St Paul's neighbors are the Colosseum and ancient Roman baths, the Papal Basilica of Santa Maria Maggiore (that inspired the tower and apse), the Quirinale (the presidential residence), and many luxury hotels. There is a lovely Irish pub and bar just across the street that also offers a good American breakfast.

The cast

The celebrant was the Revd Canon John W. Kilgore, canon minor at Christ Church Cathedral, St Louis, Missouri, USA. He was assisted by a lone altar server.

What was the name of the service?

Sung Eucharist

How full was the building?

The service was in the lovely chapel of St Augustine of Canterbury, which was half full with 20 people. Actually not bad considering that no one is in Rome on Ferragosto, the mid-August holiday dating back to the time of the emperor Augustus.

Did anyone welcome you personally?

A dapper young preppy gentleman with a bow tie warmly welcomed me, asked where I was from, and accompanied me to my pew.

Was your pew comfortable?

The pew was very comfortable.

How would you describe the pre-service atmosphere?

Quite reverential. The organist played an uplifting Bach prelude. The whole huge church was dark except for the chancel of the chapel. This was rather uplifting as well, considering that most of the light came from the six candles on the altar and the stained glass window from which moonlight and a feeble street light could come in. On the high altar beneath the ninth century cross, an icon of Mary was standing on the tabernacle. I thought that this was very powerful theology: Mary standing beneath the cross.

What were the exact opening words of the service?

"Blessed be God: Father, Son and Holy Spirit."

What books did the congregation use during the service?

Service leaflet and the Hymnal 1982.

What musical instruments were played?

Pipe organ, in the most reverent and exquisite way. The psalm was sung to Gregorian chant and the hymns were very traditional.

Did anything distract you?

Being in Rome, and it being August, and being in a church without air conditioning ... you can imagine what the distraction was! Also, there was a young man in the first pew who kept staring at me – more weird than distracting.

Was the worship stiff-upper-lip, happy clappy, or what?

The service was definitely Anglo-Catholic, the purpose for which this church was built! Incense was used, Gregorian chant was sung, and I heard some bells.

Exactly how long was the sermon?

10 minutes.

On a scale of 1-10, how good was the preacher?

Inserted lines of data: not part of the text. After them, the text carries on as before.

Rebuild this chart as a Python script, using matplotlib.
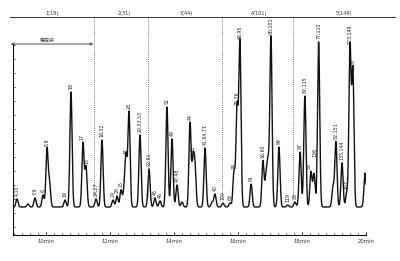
import numpy as np
import matplotlib
matplotlib.use("Agg")
import matplotlib.pyplot as plt
from matplotlib.ticker import MultipleLocator

plt.rcParams['font.family'] = ['DejaVu Sans']

# ---- data ----
peak_times = [9.094, 9.4375, 9.656, 9.906, 10.031, 10.109, 10.594, 10.781,
              11.156, 11.25, 11.5625, 11.75, 12.094, 12.219, 12.344, 12.4375,
              12.5, 12.594, 12.9375, 13.219, 13.406, 13.5625, 13.78, 13.9375,
              14.094, 14.25, 14.5, 14.594, 14.656, 14.97, 15.19, 15.28,
              15.53, 15.75, 15.875, 15.97, 16.06, 16.41, 16.78, 16.875,
              16.94, 17.03, 17.28, 17.55, 17.78, 17.94, 18.09, 18.28,
              18.375, 18.52, 18.97, 19.06, 19.25, 19.40, 19.5, 19.59, 19.97]
peak_heights = [8, 3, 9, 12, 58, 24, 7, 115,
                64, 40, 8, 67, 7, 11, 17, 14,
                50, 95, 72, 38, 9, 6, 100, 68,
                22, 5, 84, 45, 38, 59, 5, 13,
                4, 4, 35, 99, 165, 23, 46, 28,
                42, 170, 60, 2, 5, 55, 111, 35,
                33, 165, 20, 65, 44, 15, 160, 136, 34]
peak_labels = ["4,10", "", "7,9", "6", "5,8", "", "19", "18",
               "17", "15", "24,27", "16,32", "29", "26", "25", "",
               "31", "28", "20,33,53", "22,51", "45", "46", "52", "49",
               "47,48", "", "44", "37,42", "", "41,64,71", "", "40",
               "100", "63", "74", "70,76", "66,95", "91", "56,60", "",
               "", "90,101", "99", "119", "83", "97", "87,115", "85",
               "136", "77,110", "", "82,151", "135,144", "107", "123,149", "118", ""]
peak_sigma = 0.034  # minutes

section_labels = ["1(18)", "2(31)", "3(44)", "4(101)", "5(149)"]
section_label_x = [10.19, 12.44, 14.38, 16.66, 19.31]
divider_times = [11.5, 13.19, 15.5, 17.72]
tick_times = [10, 12, 14, 16, 18, 20]
tick_labels = ["10min", "12min", "14min", "16min", "18min", "20min"]
arrow_label = "稳定段"

# ---- figure ----
fig = plt.figure(figsize=(4, 2.61), dpi=100)
fig.patch.set_facecolor("white")
ax = fig.add_axes([13/400, (261-235)/261, (366-13)/400, (235-17)/261])
ax.set_xlim(9 - 1/32, 20)
ax.set_ylim(-28, 190)

t = np.linspace(9.0, 20.0, 6000)
sig = np.zeros_like(t)
for tc, h in zip(peak_times, peak_heights):
    sig += h * np.exp(-0.5 * ((t - tc) / peak_sigma) ** 2)
ax.plot(t, sig, color="#111111", lw=1.0)

label_nudge = {"85": (-0.05, 0), "136": (0.03, 14), "15": (0.03, 0), "17": (-0.03, 0)}
for tc, h, lab in zip(peak_times, peak_heights, peak_labels):
    if lab:
        dx, dy = label_nudge.get(lab, (0, 0))
        ax.text(tc + dx, h + 3 + dy, lab, rotation=90, ha="center", va="bottom",
                fontsize=3.4, color="#222222")

# section header line
ax.plot([8.875, 20.906], [190, 190], color="#333333", lw=0.7, clip_on=False)
for x, s in zip(section_label_x, section_labels):
    ax.text(x, 191.5, s, ha="center", va="bottom", fontsize=3.6, color="#333333")

ax.vlines(divider_times, 10, 190, colors="#444444", linestyles=(0, (1, 1.5)), lw=0.6)

ax.annotate("", xy=(11.47, 163), xytext=(8.906, 163),
            arrowprops=dict(arrowstyle="<->", lw=0.6, color="#333333",
                            shrinkA=0, shrinkB=0, mutation_scale=4),
            annotation_clip=False)
ax.text(10.03, 164.5, arrow_label, ha="center", va="bottom", fontsize=3.6,
        family=["Noto Sans CJK SC", "DejaVu Sans"], color="#333333")

for s in ["top", "right"]:
    ax.spines[s].set_visible(False)
ax.spines["left"].set_bounds(-28, 163)
ax.spines["left"].set_linewidth(0.7)
ax.spines["bottom"].set_linewidth(0.7)

ax.set_xticks(tick_times)
ax.set_xticklabels(tick_labels, fontsize=3.8, color="#333333")
ax.xaxis.set_minor_locator(MultipleLocator(0.25))
ax.tick_params(axis="x", which="major", direction="in", length=2.5, width=0.6, pad=3)
ax.tick_params(axis="x", which="minor", direction="in", length=1.2, width=0.5)
ax.set_yticks(np.arange(-20, 163, 14))
ax.set_yticklabels([])
ax.tick_params(axis="y", which="major", direction="in", length=1.5, width=0.5)

fig.savefig("out.png", dpi=100, facecolor="white")
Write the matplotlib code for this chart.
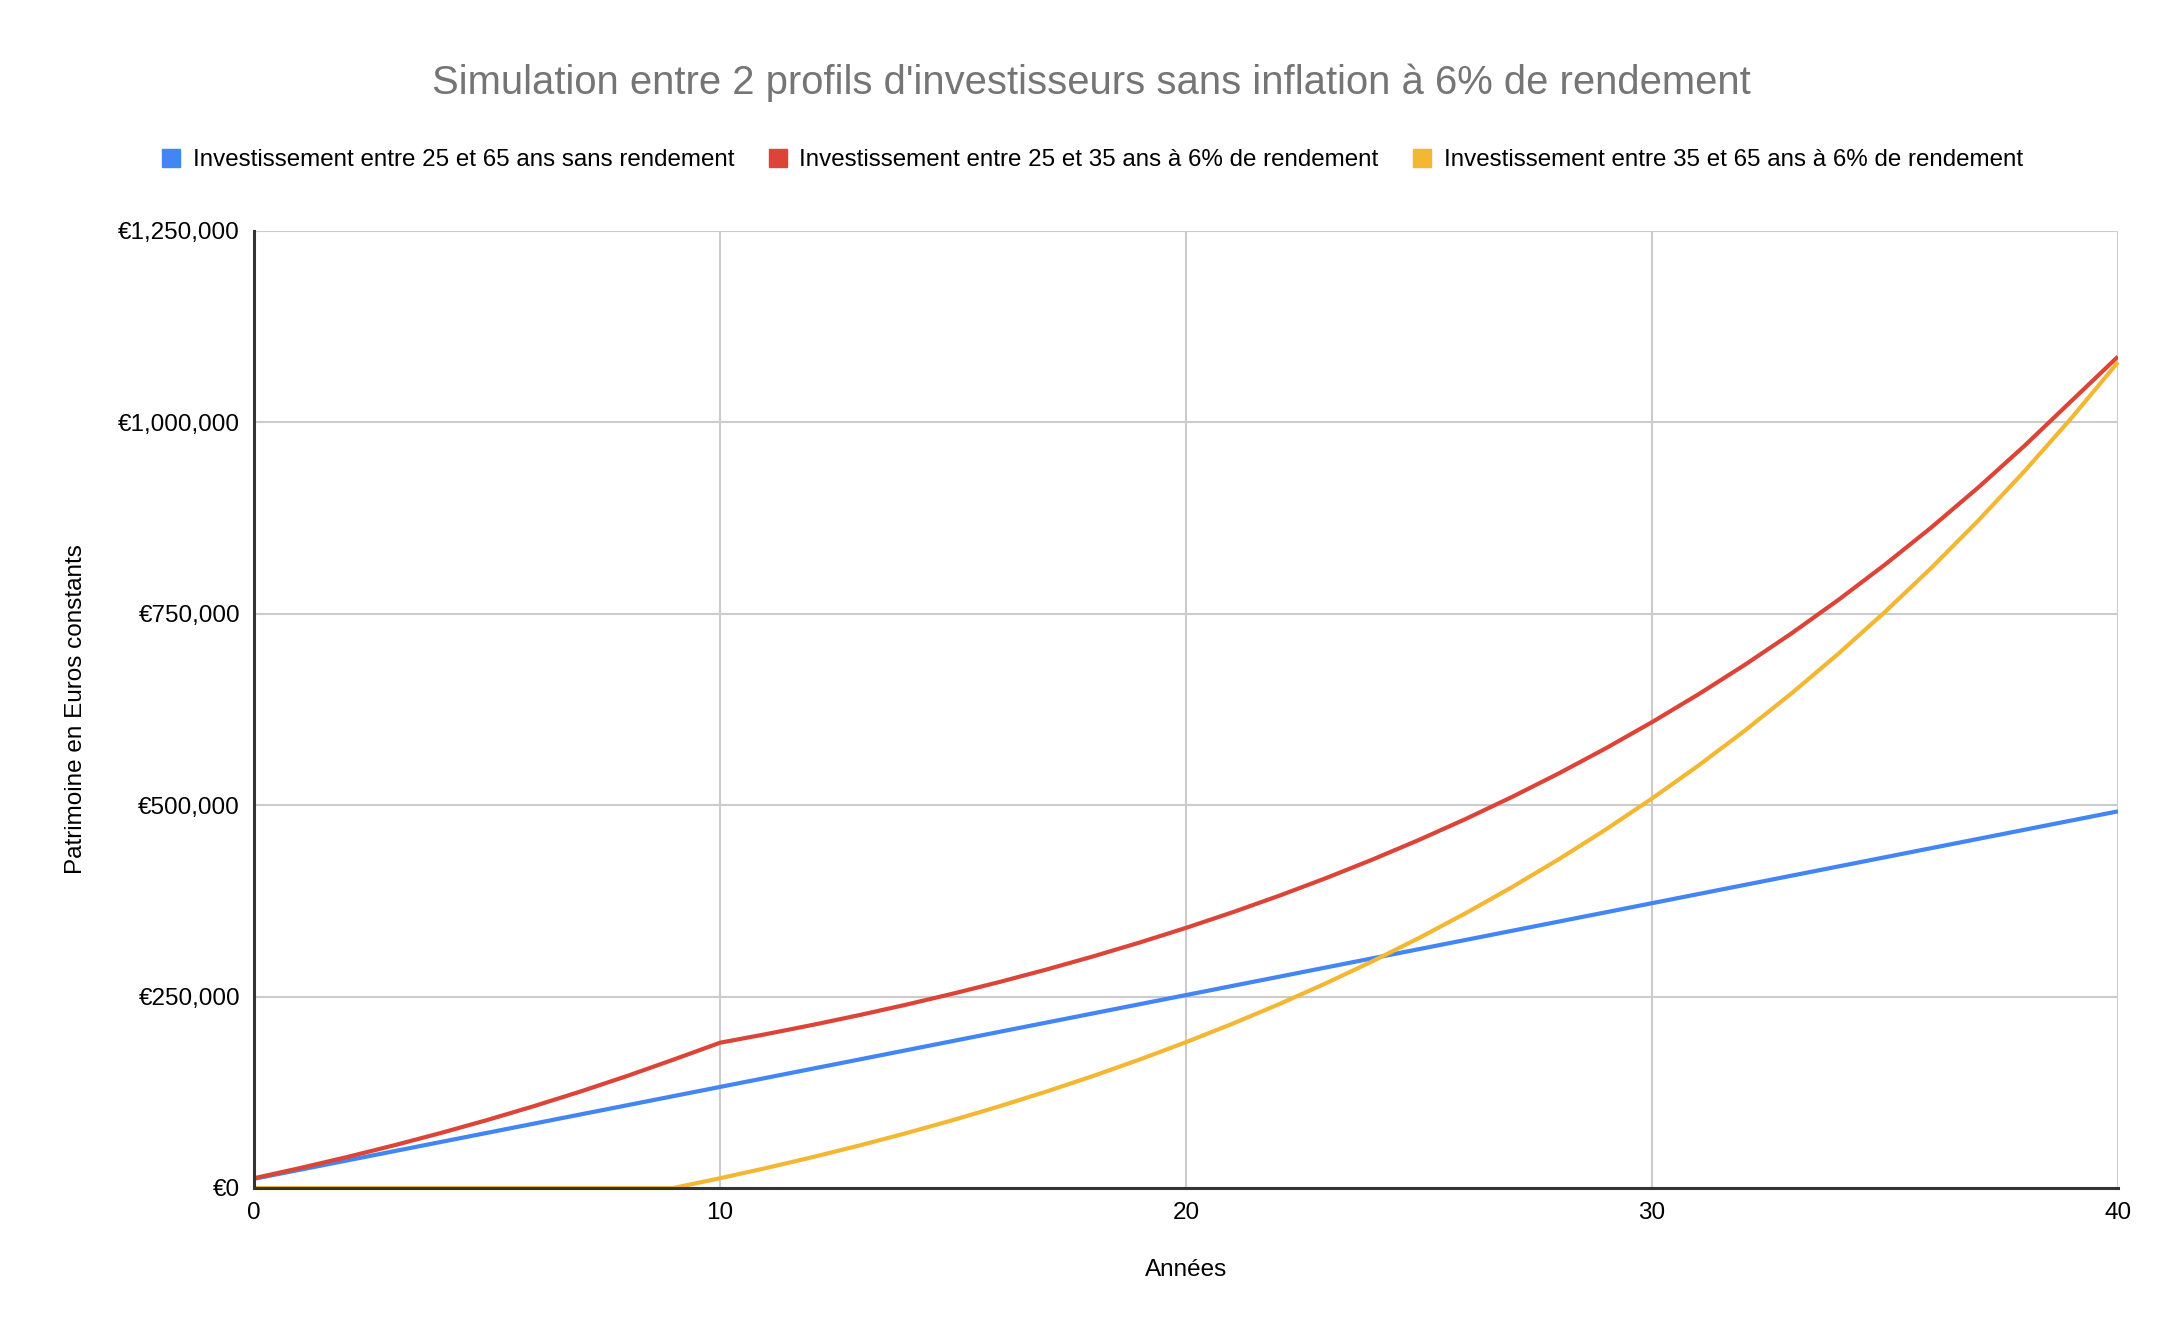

9 – Canon Kilgore's style was amiable and congenial. He dealt with some profound matters of theology in a simple, down to earth, but at the same time very refined and complete way.

In a nutshell, what was the sermon about?

Canon Kilgore explained the doctrine of the Assumption of the Blessed Virgin Mary from a Roman Catholic, Orthodox, and Anglican point of view, the Anglicans being in the middle of the other two.

Which part of the service was like being in heaven?

Gregorian chant, hymns – well, I'd like to say "Everything." But I think the best part was kneeling at the altar rail receiving communion, listening to wonderful organ music, and taking in the splendid setup of the altar: a crescendo of candles beginning at the icon and the medieval cross and ending at the beautiful stained glass, which in the moonlight and street light was rendered even more magical.

And which part was like being in... er... the other place?

Unfortunately no one had been assigned the task of keeping tourists at bay during the service.

What happened when you hung around after the service looking lost?

I was soon greeted by Canon Kilgore and several members of the congregation. Everyone seemed very nice.

How would you describe the after-service coffee?

There was none since it was dinner time. But some members of the congregation invited us to go with them to a Roman trattoria.

How would you feel about making another visit (where 10 = ecstatic, 0 = terminal)?

8 – I don't know, since this was a special feast day, it was summer, and there was a visiting priest. We'll see what an average Sunday is like at another time.

Did the service make you feel glad to be a Christian?


What one thing will you remember about all this in seven days' time ?

The uplifting setting of the sanctuary with the wonderful music as its frame.